Coaching lesson: the risks and rewards of rotation
Mohamed Ouahbi made four changes with qualification secured — a defensible call to manage minutes, but the sluggish start shows the cost: a reshuffled side can lack the automatic understanding that produces early control. The lesson is in the trade-off. Rotation protects legs and tests depth, but a changed XI needs extra clarity on roles and relationships to avoid the disjointed opening Morocco suffered. If you rotate, over-communicate the patterns beforehand.
Coaching lesson: impact and game state in the closing stages
Two of Morocco's four goals came after the 75th minute, against a Haiti side that had emptied the tank to stay ahead. As legs tire and a team that has defended a lead begins to drop, fresh running and quality finishing decide tight games late. Coach the closing twenty minutes as a distinct phase: keep attacking intent, target the tiring opposition full-backs, and trust that the team retaining more energy and composure usually wins the final exchanges. Rahimi and Yassine's late goals are the proof.
Coaching lesson: defending a lead with a less-resourced squad
From Haiti's side, this is a lesson in how hard it is to protect a two-goal lead against a deeper squad for a full 90. They were superb for forty minutes, but could not sustain the intensity, and the gap in squad quality told once the game opened up. The takeaway is not criticism — it is realism about game management: a less-resourced team protecting a lead must slow the game, control its emotional and physical peaks, and ration energy, because it cannot win a 90-minute track meet.
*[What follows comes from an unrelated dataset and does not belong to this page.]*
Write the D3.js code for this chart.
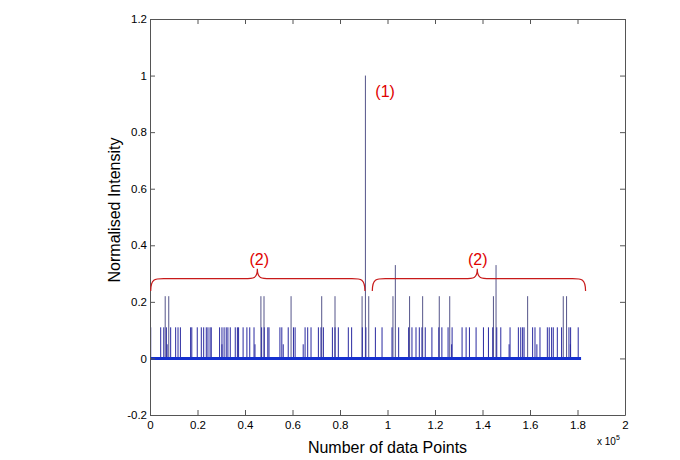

What each coach takes forward
Mohamed Ouahbi gets the win and valuable evidence of his squad's character, but the soft opening will sharpen his message about starting on the front foot in the knockouts. Sébastien Migné oversaw Haiti's finest World Cup moments and a performance that earned huge credit; his lesson is the cruelest one in the game — that competing brilliantly for an hour is not the same as competing for ninety minutes against a stronger squad.
Three things to coach from this game
- Responding to a two-goal deficit with disciplined intensity rather than panic, trusting quality over 90 minutes.
- Managing the trade-offs of rotation by over-communicating roles when the XI is changed.
- Treating the closing 20 minutes as a distinct phase and targeting a tiring opponent with fresh, decisive running.